Mentre qualcuno, anche in Italia, vorrebbe riscrivere i libretti di certe opere liriche (anzi, “correggerli”), Vargas Llosa non ci vede più e si sfoga su El País: “Attualmente il più risoluto nemico della letteratura, che pretende di depurarla dal maschilismo, da molteplici pregiudizi e immoralità, è il femminismo. Non tutte le femministe, naturalmente, ma le più radicali, e con loro ampi settori che, paralizzati dal timore di essere considerati reazionari, intolleranti e fallocrati, appoggiano apertamente questa offensiva antiletteraria e anticulturale. Perciò quasi nessuno si è azzardato a protestare qui in Spagna contro il ‘decalogo femminista’ delle sindacaliste, che chiede di eliminare dalle aule scolastiche autori smaccatamente maschilisti come Pablo NerudaJavier Marías e Arturo Pérez-Reverte“. (I loro nomi sono stati espunti nella versione rielaborata).

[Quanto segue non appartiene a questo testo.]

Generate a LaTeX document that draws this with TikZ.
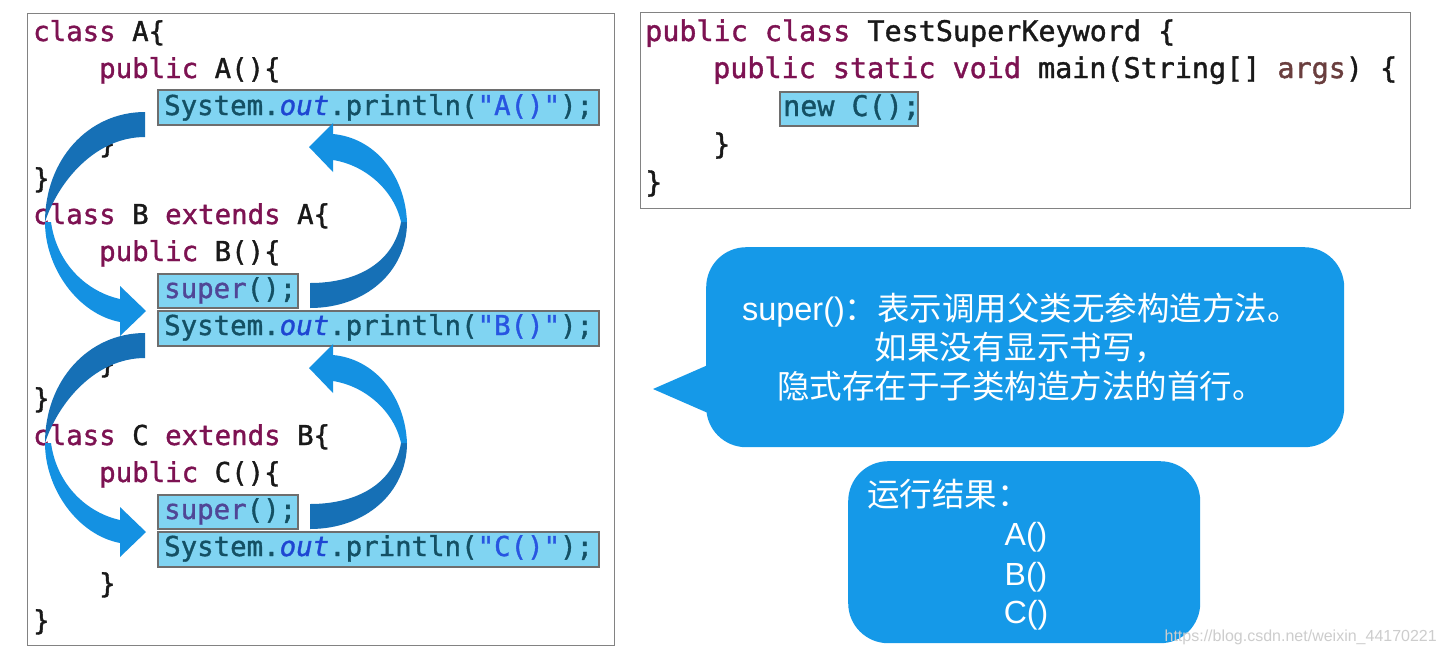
\documentclass[tikz,border=0pt]{standalone}
\usepackage{fontspec}
\setmainfont{Liberation Sans}
\newfontfamily\codefont[FakeBold=1.3]{DejaVu Sans Mono}
\newfontfamily\cjkfont{Noto Sans CJK SC}
\newfontfamily\latinfont{Liberation Sans}
\definecolor{kwcol}{RGB}{125,18,82}
\definecolor{codeblack}{RGB}{25,25,25}
\definecolor{argcol}{RGB}{106,62,62}
\definecolor{hlfill}{RGB}{128,212,242}
\definecolor{hlborder}{RGB}{110,110,110}
\definecolor{hltext}{RGB}{20,80,100}
\definecolor{outcol}{RGB}{30,70,210}
\definecolor{strcol}{RGB}{40,85,225}
\definecolor{supcol}{RGB}{80,70,150}
\definecolor{boxborder}{RGB}{130,130,130}
\definecolor{bluefill}{RGB}{21,153,232}
\definecolor{arrlight}{RGB}{20,145,226}
\definecolor{arrdark}{RGB}{22,112,182}
\definecolor{wmgray}{RGB}{205,205,205}
\newcommand\kw[1]{\textcolor{kwcol}{#1}}
\begin{document}
\begin{tikzpicture}[x=1pt,y=-1pt,
  code/.style={font=\codefont\fontsize{27.4}{33}\selectfont, inner sep=0pt, anchor=base west, text=codeblack},
  rcode/.style={font=\codefont\fontsize{28.4}{34}\selectfont, inner sep=0pt, anchor=base west, text=codeblack},
  hlbox/.style={draw=hlborder, line width=1.5pt, fill=hlfill, inner sep=0pt, anchor=north west},
  hltxt/.style={code, text=hltext},
  panel/.style={draw=boxborder, line width=1.2pt, fill=white, inner sep=0pt, anchor=north west},
  bluebox/.style={fill=bluefill, rounded corners=40pt, inner sep=0pt, anchor=north west},
  wtext/.style={text=white, inner sep=0pt, font=\cjkfont\fontsize{32.5}{39}\selectfont},
  rlat/.style={wtext, font=\latinfont\fontsize{32}{39}\selectfont},
  darkarr/.style={fill=arrdark},
  lightarr/.style={fill=arrlight}]
\useasboundingbox (0,0) rectangle (1442,657);
\fill[white] (0,0) rectangle (1442,657);

% panels
\node[panel, minimum width=587pt, minimum height=632pt] (left) at (27,13) {};
\node[panel, minimum width=770pt, minimum height=196pt] (right) at (640,12) {};

% highlight boxes
\node[hlbox, minimum width=441pt, minimum height=35pt] (hA) at (157,89) {};
\node[hlbox, minimum width=140pt, minimum height=34pt] (sB) at (157,273) {};
\node[hlbox, minimum width=441pt, minimum height=35pt] (hB) at (157,310) {};
\node[hlbox, minimum width=140pt, minimum height=34pt] (sC) at (157,494) {};
\node[hlbox, minimum width=441pt, minimum height=35pt] (hC) at (157,531) {};
\node[hlbox, minimum width=138pt, minimum height=34pt] (hN) at (779,91) {};

% left code
\node[code] (l1) at (33,41) {\kw{class} A\{};
\node[code] (l2) at (99,78) {\kw{public} A()\{};
\node[hltxt] (l3) at (164,115) {System.\textcolor{outcol}{\itshape out}.println(\textcolor{strcol}{"A()"});};
\node[code] (l4) at (99,153) {\}};
\node[code] (l5) at (33,188) {\}};
\node[code] (l6) at (33,224) {\kw{class} B \kw{extends} A\{};
\node[code] (l7) at (99,261) {\kw{public} B()\{};
\node[hltxt] (l8) at (164,298) {\textcolor{supcol}{super}();};
\node[hltxt] (l9) at (164,335) {System.\textcolor{outcol}{\itshape out}.println(\textcolor{strcol}{"B()"});};
\node[code] (l10) at (99,373) {\}};
\node[code] (l11) at (33,408) {\}};
\node[code] (l12) at (33,445) {\kw{class} C \kw{extends} B\{};
\node[code] (l13) at (99,482) {\kw{public} C()\{};
\node[hltxt] (l14) at (164,519) {\textcolor{supcol}{super}();};
\node[hltxt] (l15) at (164,556) {System.\textcolor{outcol}{\itshape out}.println(\textcolor{strcol}{"C()"});};
\node[code] (l16) at (99,593) {\}};
\node[code] (l17) at (33,630) {\}};

% right code
\node[rcode] (r1) at (645,41) {\kw{public} \kw{class} TestSuperKeyword \{};
\node[rcode] (r2) at (713,78) {\kw{public} \kw{static} \kw{void} main(String[] \textcolor{argcol}{args}) \{};
\node[rcode, text=hltext] (r3) at (783,116) {new C();};
\node[rcode] (r4) at (713,154) {\}};
\node[rcode] (r5) at (645,192) {\}};

% curved block arrows
\foreach \dy in {0,221}{
\begin{scope}[shift={(0,\dy)}]
  % left arrow (down, pointing right)
  \fill[darkarr] (145,112) .. controls (88,112) and (45,160) .. (45,222)
     .. controls (58,182) and (95,137) .. (145,137) -- cycle;
  \fill[lightarr] (45,222) .. controls (45,268) and (78,314) .. (120,322)
     -- (120,336) -- (146,311) -- (120,286) -- (120,299)
     .. controls (88,292) and (57,265) .. (51,222) -- cycle;
  % right arrow (up, pointing left)
  \fill[darkarr] (407,222) .. controls (407,272) and (365,308) .. (310,308)
     -- (310,283) .. controls (358,283) and (394,262) .. (401,222) -- cycle;
  \fill[lightarr] (407,222) .. controls (405,175) and (375,138) .. (333,134)
     -- (333,123) -- (309,147) -- (333,172) -- (333,160)
     .. controls (365,165) and (394,190) .. (401,222) -- cycle;
\end{scope}
}

% speech bubble
\node[bluebox, minimum width=638pt, minimum height=200pt] (bubble) at (706,247) {};
\fill[bluefill] (708,365) -- (653,389) -- (708,413) -- cycle;
\node[wtext, align=center] (btext) at (1021,347) {{\latinfont super()}：表示调用父类无参构造方法。\\如果没有显示书写，\\隐式存在于子类构造方法的首行。};

% result box
\node[bluebox, minimum width=352pt, minimum height=182pt] (result) at (848,461) {};
\node[wtext, anchor=west] (rtitle) at (867,494) {运行结果：};
\node[rlat] (ra) at (1026,537) {A()};
\node[rlat] (rb) at (1026,577) {B()};
\node[rlat] (rc) at (1026,615) {C()};

% watermark
\node[anchor=east, inner sep=0pt, text=wmgray, font=\latinfont\fontsize{16}{19}\selectfont] (wm) at (1437,637) {https://blog.csdn.net/weixin\_44170221};
\end{tikzpicture}
\end{document}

Per il Nobel, le ragioni che agitano le femministe “sono tanto buoniste e arcangeliche quanto i manifesti che firmavano contro Vargas Vila le signore del Novecento, chiedendo che si proibissero i suoi ‘libri pornografici'”, o quanto la recente analisi della scrittrice Laura Freixas della Lolita di Nabokov, in cui “ha spiegato che il protagonista era un pedofilo incestuoso stupratore di una bambina, per colmo sua figlia e sua sposa. (Dimenticò di dire che è, per inciso, uno dei migliori romanzi del ventesimo secolo)”. Replica (via Twitter) della Freixas: “Ciò che lui definisce ‘buonismo’, io lo definisco responsabilità etica. La sua affermazione che il femminismo è il nemico mi conferma quel che dice Griselda Pollock: il femminismo è la grande rivoluzione intellettuale del nostro tempo”.

“E’ ovvio che, con questo tipo di approccio a un’opera letteraria, non ci sia romanzo della letteratura occidentale che scampi all’incinerimento”, constata Vargas Llosa. “Santuario, per esempio, in cui il degenerato Popeye svergina la pura Temple con una pannocchia non avrebbe dovuto essere proibito, e William Faulkner, il suo autore, spedito all’ergastolo?”.

Céline e i suoi capolavori

Per tutti, Vargas Llosa auspica analogo metro di valutazione, artistico e non etico o peggio moralista sull’opera o l’autore: “In Francia, l’editore Gallimard annunciò che avrebbe pubblicato in un volume i saggi di Louis Ferdinand Céline, che fu un collaboratore entusiasta dei nazisti negli anni dell’occupazione ed era un antisemita sfegatato. Non avrei mai stretto la mano a questo personaggio, ma confesso che ho letto con infatuazione due dei suoi romanzi – Viaggio al termine della notte e Morte a credito – che, ritengo, siano due capolavori assoluti, senza dubbio i migliori della letteratura francese dopo quelli di Proust. Le proteste contro l’idea che si pubblicassero i pamphlet di Céline portarono Gallimard a insabbiare il progetto”.

 Per Vargas Llosa, i censori si rassegnino: è vero che concedere diritto di cittadinanza alla letteratura “potrebbe significare qualcosa di simile ad aprire le gabbie dei giardini zoologici e lasciare che le strade si riempiano di bestie feroci e parassiti”. Eppure, aggiunge citando Georges Bataille (e il suo La letteratura e il male), la letteratura reintegra gli istinti distruttivi ed “è il veicolo mediante cui tutto quel fondo contorto e malvagio dell’umano torna alla vita e ci permette di comprenderla in modo più profondo, e anche, in qualche misura, di viverla nella sua pienezza, recuperando tutto ciò che siamo stati costretti a eliminare affinché la società non fosse un manicomio né una ecatombe permanente, come dovette esserlo nella preistoria degli antentati, quando ancora l’umano era in embrione”. Insomma, “ne consegue che grazie agli incendi e alle crudeltà dei libri, la vita è meno truculenta e terribile, più tranquilla, e gli umani vi convivano con meno traumi e con più libertà. Quelli che s’impegnano perché la letteratura divenga inoffensiva, lavorano in realtà per rendere la vita invivibile”.